=== DATASET EXTRACT ===

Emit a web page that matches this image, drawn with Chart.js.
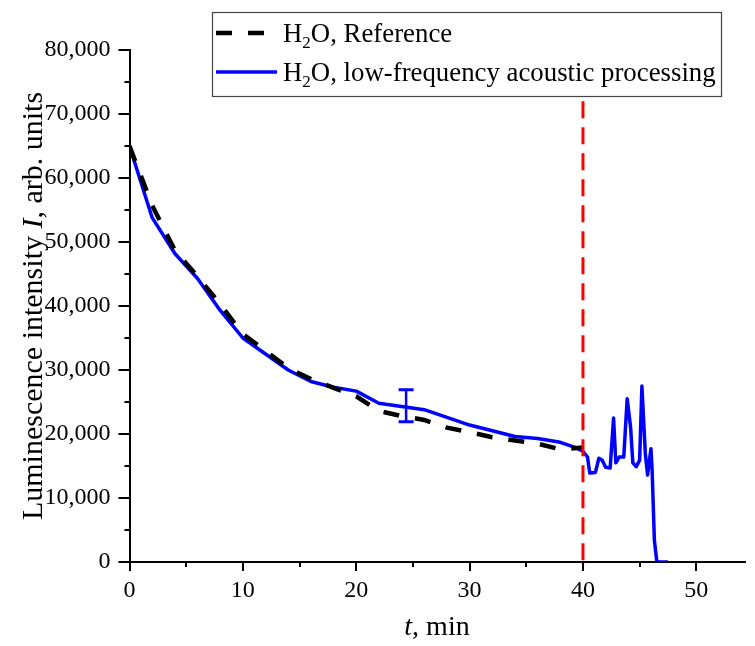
<!DOCTYPE html>
<html><head><meta charset="utf-8">
<script src="https://cdn.jsdelivr.net/npm/chart.js@4.4.0/dist/chart.umd.min.js"></script>
<style>html,body{margin:0;padding:0;background:#fff;}#wrap{width:755px;height:646px;}</style>
</head><body><div id="wrap"><canvas id="c" width="755" height="646"></canvas></div>
<script>
// ---- data ----
const refT = [0, 2, 4, 6, 8, 10, 12, 14, 16, 18, 20, 22, 24, 26, 28, 30, 32, 34, 36, 38, 40];
const refI = [65000, 55700, 48700, 44600, 40300, 35600, 33000, 30300, 28600, 27200, 25900, 23600, 22800, 22200, 21000, 20300, 19500, 19000, 18500, 17600, 17900];
const procT = [0, 2, 4, 6, 8, 10, 12, 14, 16, 18, 20, 22, 24, 26, 28, 30, 32, 34, 36, 38, 39.3, 40, 40.4, 40.6, 41.1, 41.4, 41.7, 42.0, 42.4, 42.7, 42.9, 43.2, 43.6, 43.9, 44.2, 44.4, 44.7, 45.0, 45.2, 45.5, 45.7, 46.0, 46.1, 46.3, 46.5, 46.6, 47.5];
const procI = [65000, 53800, 48200, 44300, 39300, 35000, 32500, 30000, 28200, 27300, 26700, 24800, 24300, 23800, 22600, 21400, 20500, 19600, 19300, 18700, 17900, 17300, 16400, 13900, 14000, 16200, 15900, 14800, 14700, 22500, 15500, 16400, 16400, 25500, 21100, 15500, 14900, 15900, 27500, 17000, 13600, 17700, 14400, 3400, 300, 0, 0];
const errT = [24.4];
const errLow = [21900];
const errHigh = [26900];
const markerT = [40];
const markerRange = [72000, 0];
const xTicks = [0, 10, 20, 30, 40, 50];
const xMinorTicks = [5, 15, 25, 35, 45];
const yTicks = [0, 10000, 20000, 30000, 40000, 50000, 60000, 70000, 80000];
const yMinorTicks = [5000, 15000, 25000, 35000, 45000, 55000, 65000, 75000];
const seriesNames = ['H\u2082O, Reference', 'H\u2082O, low-frequency acoustic processing'];
const legendParts = [['H', '2', 'O, Reference'], ['H', '2', 'O, low-frequency acoustic processing']];
const xTitleParts = [['t', true], [', min', false]];
const yTitleParts = [['Luminescence intensity ', false], ['I', true], [', arb. units', false]];

const FAM = '"Liberation Serif", "Times New Roman", serif';
const BLUE = '#0000ff';

const toXY = (xs, ys) => xs.map((x, i) => ({x: x, y: ys[i]}));

const datasets = [
  {label: 'marker', data: markerRange.map(v => ({x: markerT[0], y: v})), showLine: true,
   borderColor: '#ff0000', borderWidth: 3, borderDash: [17, 9], pointRadius: 0, borderCapStyle: 'butt'},
  {label: seriesNames[0], data: toXY(refT, refI), showLine: true, borderColor: '#000000',
   borderWidth: 4.5, borderDash: [16, 16], pointRadius: 0, tension: 0, borderCapStyle: 'butt'},
  {label: seriesNames[1], data: toXY(procT, procI), showLine: true, borderColor: BLUE,
   borderWidth: 3.5, pointRadius: 0, tension: 0, borderJoinStyle: 'round'},
  {label: 'error', data: [{x: errT[0], y: errLow[0]}, {x: errT[0], y: errHigh[0]}], showLine: true,
   borderColor: BLUE, borderWidth: 2.5, pointStyle: 'line', pointRadius: 7.5,
   pointBorderColor: BLUE, pointBorderWidth: 3, pointHoverRadius: 7.5}
];

function richWidth(ctx, parts, size) {
  let w = 0;
  parts.forEach(p => { ctx.font = (p[1] ? 'italic ' : '') + size + 'px ' + FAM; w += ctx.measureText(p[0]).width; });
  return w;
}
function drawRich(ctx, parts, size, x, y) {
  let cx = x;
  parts.forEach(p => {
    ctx.font = (p[1] ? 'italic ' : '') + size + 'px ' + FAM;
    ctx.fillText(p[0], cx, y);
    cx += ctx.measureText(p[0]).width;
  });
}

const extras = {
  id: 'extras',
  afterDraw(chart) {
    const ctx = chart.ctx;
    const xs = chart.scales.x, ys = chart.scales.y, ca = chart.chartArea;
    ctx.save();
    // minor ticks
    ctx.strokeStyle = '#000'; ctx.lineWidth = 2;
    xMinorTicks.forEach(v => {
      const px = Math.round(xs.getPixelForValue(v));
      ctx.beginPath(); ctx.moveTo(px, ca.bottom); ctx.lineTo(px, ca.bottom + 5); ctx.stroke();
    });
    yMinorTicks.forEach(v => {
      const py = Math.round(ys.getPixelForValue(v));
      ctx.beginPath(); ctx.moveTo(ca.left - 5, py); ctx.lineTo(ca.left, py); ctx.stroke();
    });
    // axis titles
    ctx.fillStyle = '#000'; ctx.textBaseline = 'middle'; ctx.textAlign = 'left';
    const xw = richWidth(ctx, xTitleParts, 28);
    drawRich(ctx, xTitleParts, 28, (ca.left + ca.right) / 2 - xw / 2, 628);
    ctx.save();
    ctx.translate(34, (ca.top + ca.bottom) / 2);
    ctx.rotate(-Math.PI / 2);
    const yw = richWidth(ctx, yTitleParts, 30);
    drawRich(ctx, yTitleParts, 30, -yw / 2, 0);
    ctx.restore();
    // legend
    const bx = 212, by = 12, bw = 509, bh = 84;
    ctx.fillStyle = '#fff'; ctx.fillRect(bx, by, bw, bh);
    ctx.strokeStyle = '#444'; ctx.lineWidth = 1.2; ctx.setLineDash([]);
    ctx.strokeRect(bx + 0.5, by + 0.5, bw, bh);
    const rows = [33, 72];
    const lf = 26.8;
    [1, 2].forEach((di, r) => {
      const ds = datasets[di];
      ctx.strokeStyle = ds.borderColor; ctx.lineWidth = ds.borderWidth;
      ctx.setLineDash(ds.borderDash || []); ctx.lineCap = 'butt';
      ctx.beginPath(); ctx.moveTo(216, rows[r]); ctx.lineTo(277, rows[r]); ctx.stroke();
      ctx.setLineDash([]);
      ctx.fillStyle = '#000'; ctx.textBaseline = 'alphabetic';
      const base = rows[r] + 9;
      let cx = 283;
      const p = legendParts[r];
      ctx.font = lf + 'px ' + FAM; ctx.fillText(p[0], cx, base); cx += ctx.measureText(p[0]).width;
      ctx.font = '17px ' + FAM; ctx.fillText(p[1], cx, base + 6); cx += ctx.measureText(p[1]).width;
      ctx.font = lf + 'px ' + FAM; ctx.fillText(p[2], cx, base);
    });
    ctx.restore();
  }
};

new Chart(document.getElementById('c'), {
  type: 'scatter',
  data: {datasets: datasets},
  options: {
    responsive: false, animation: false, devicePixelRatio: 1,
    layout: {padding: {top: 50, right: 0, left: 0, bottom: 0}},
    plugins: {legend: {display: false}, tooltip: {enabled: false}},
    scales: {
      x: {
        type: 'linear', min: 0, max: 54.25,
        afterBuildTicks: s => { s.ticks = xTicks.map(v => ({value: v})); },
        afterFit: s => { s.height = 84; },
        grid: {drawOnChartArea: false, drawTicks: true, tickLength: 9, color: '#000', lineWidth: 2},
        border: {display: true, color: '#000', width: 2},
        ticks: {color: '#000', font: {family: FAM, size: 24}, padding: 5, maxRotation: 0, autoSkip: false},
        title: {display: false}
      },
      y: {
        type: 'linear', min: 0, max: 80000,
        afterBuildTicks: s => { s.ticks = yTicks.map(v => ({value: v})); },
        afterFit: s => { s.width = 129.5; },
        grid: {drawOnChartArea: false, drawTicks: true, tickLength: 11, color: '#000', lineWidth: 2},
        border: {display: true, color: '#000', width: 2},
        ticks: {color: '#000', font: {family: FAM, size: 24}, padding: 8, autoSkip: false,
                callback: v => v.toLocaleString('en-US')},
        title: {display: false}
      }
    }
  },
  plugins: [extras]
});
</script></body></html>
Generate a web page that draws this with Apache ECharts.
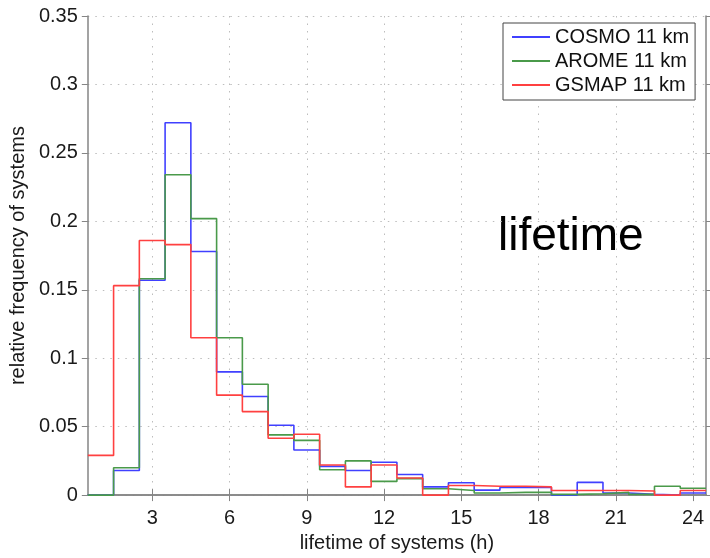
<!DOCTYPE html>
<html><head><meta charset="utf-8">
<script src="https://cdn.jsdelivr.net/npm/echarts@6/dist/echarts.min.js"></script>
<style>html,body{margin:0;padding:0;background:#fff}#c{width:710px;height:558px}</style>
</head><body><div id="c"></div>
<script>
// bin centres (h), one-hour bins
const binCentres = [1,2,3,4,5,6,7,8,9,10,11,12,13,14,15,16,17,18,19,20,21,22,23,24];
const cosmo = [0, 0.018, 0.157, 0.272, 0.178, 0.090, 0.072, 0.051, 0.033, 0.021, 0.018, 0.024, 0.015, 0.006, 0.009, 0.0036, 0.0055, 0.0055, 0, 0.0093, 0.0015, 0.0005, 0, 0.0015];
const arome = [0, 0.020, 0.158, 0.234, 0.202, 0.115, 0.081, 0.044, 0.040, 0.0185, 0.025, 0.010, 0.012, 0.0046, 0.0034, 0.0015, 0.002, 0.002, 0.0005, 0.001, 0.002, 0.0005, 0.0065, 0.005];
const gsmap = [0.029, 0.153, 0.186, 0.183, 0.115, 0.073, 0.061, 0.0415, 0.0445, 0.022, 0.006, 0.022, 0.0125, 0, 0.007, 0.0065, 0.0065, 0.006, 0.0034, 0.0034, 0.0034, 0.003, 0, 0.0034];
const xTicks = [3, 6, 9, 12, 15, 18, 21, 24];
const seriesNames = ['COSMO 11 km', 'AROME 11 km', 'GSMAP 11 km'];
const seriesColors = ['#4040ff', '#4a9a4a', '#ff4040'];

const FONT = 'Liberation Sans, Arial, Helvetica, sans-serif';
const AX = '#858585';

function steps(vals) {
  const d = binCentres.map((c, i) => [c - 0.5, vals[i]]);
  d.push([binCentres[binCentres.length - 1] + 0.5, vals[vals.length - 1]]);
  return d;
}

const chart = echarts.init(document.getElementById('c'), null, {renderer: 'canvas'});
const grid = {left: 86, right: 4, top: 16, bottom: 55};
const splitStyle = {show: true, lineStyle: {color: '#bdbdbd', width: 1, type: [1.5, 6]}};
function xAxisDef(pos, labels) {
  return {
    type: 'value', position: pos, min: 0.5, max: 24.5,
    axisLine: {show: true, lineStyle: {color: AX, width: 1.5}},
    axisTick: {show: true, inside: false, length: 6, customValues: xTicks, lineStyle: {color: AX, width: 1}},
    axisLabel: {show: labels, customValues: xTicks, margin: 13, color: '#1a1a1a', fontSize: 20, fontFamily: FONT},
    splitLine: labels ? splitStyle : {show: false},
    name: labels ? 'lifetime of systems (h)' : '',
    nameLocation: 'middle', nameGap: 35,
    nameTextStyle: {color: '#1a1a1a', fontSize: 20, fontFamily: FONT}
  };
}
function yAxisDef(pos, labels) {
  return {
    type: 'value', position: pos, min: 0, max: 0.35, interval: 0.05,
    axisLine: {show: true, lineStyle: {color: AX, width: 1.5}},
    axisTick: {show: true, inside: false, length: 6, lineStyle: {color: AX, width: 1}},
    axisLabel: {show: labels, margin: 10, color: '#1a1a1a', fontSize: 20, fontFamily: FONT},
    splitLine: labels ? splitStyle : {show: false},
    name: labels ? 'relative frequency of systems' : '',
    nameLocation: 'middle', nameGap: 50, nameRotate: 90,
    nameTextStyle: {color: '#1a1a1a', fontSize: 20, fontFamily: FONT}
  };
}
const vals = [cosmo, arome, gsmap];
chart.setOption({
  animation: false,
  backgroundColor: '#fff',
  grid: grid,
  xAxis: [xAxisDef('bottom', true), xAxisDef('top', false)],
  yAxis: [yAxisDef('left', true), yAxisDef('right', false)],
  legend: {
    orient: 'vertical', left: 503, top: 23,
    padding: [4, 6, 5, 9],
    itemWidth: 38, itemHeight: 20, itemGap: 4,
    icon: 'path://M0,0L38,0L38,2L0,2Z',
    borderColor: '#444', borderWidth: 1, backgroundColor: '#fff',
    textStyle: {color: '#111', fontSize: 20, fontFamily: FONT},
    data: seriesNames
  },
  series: seriesNames.map((n, i) => ({
    name: n, type: 'line', step: 'end', symbol: 'none', showSymbol: false,
    xAxisIndex: 0, yAxisIndex: 0,
    data: steps(vals[i]),
    lineStyle: {color: seriesColors[i], width: 1.6},
    itemStyle: {color: seriesColors[i]},
    z: 3 + i
  })),
  graphic: [{
    type: 'text', left: 498, top: 214,
    style: {text: 'lifetime', fill: '#000', font: '46px ' + FONT}
  }]
});
</script></body></html>
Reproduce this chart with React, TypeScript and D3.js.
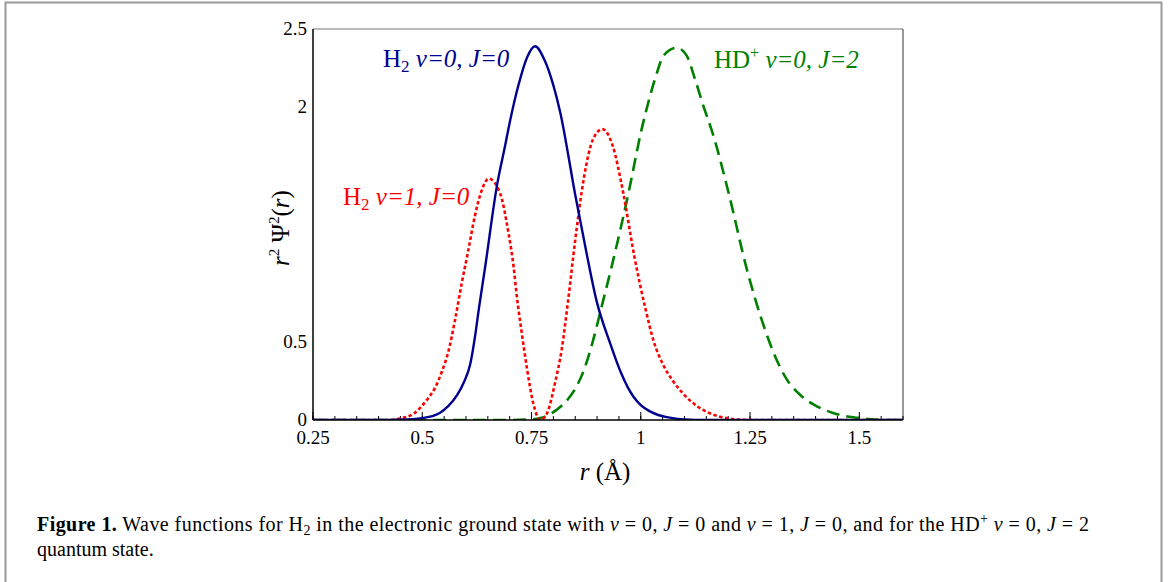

===

• **REQUEST**
In the listing above, count each line that holds the string "with". Give the number only.

• **WRITTEN SOLUTION**
3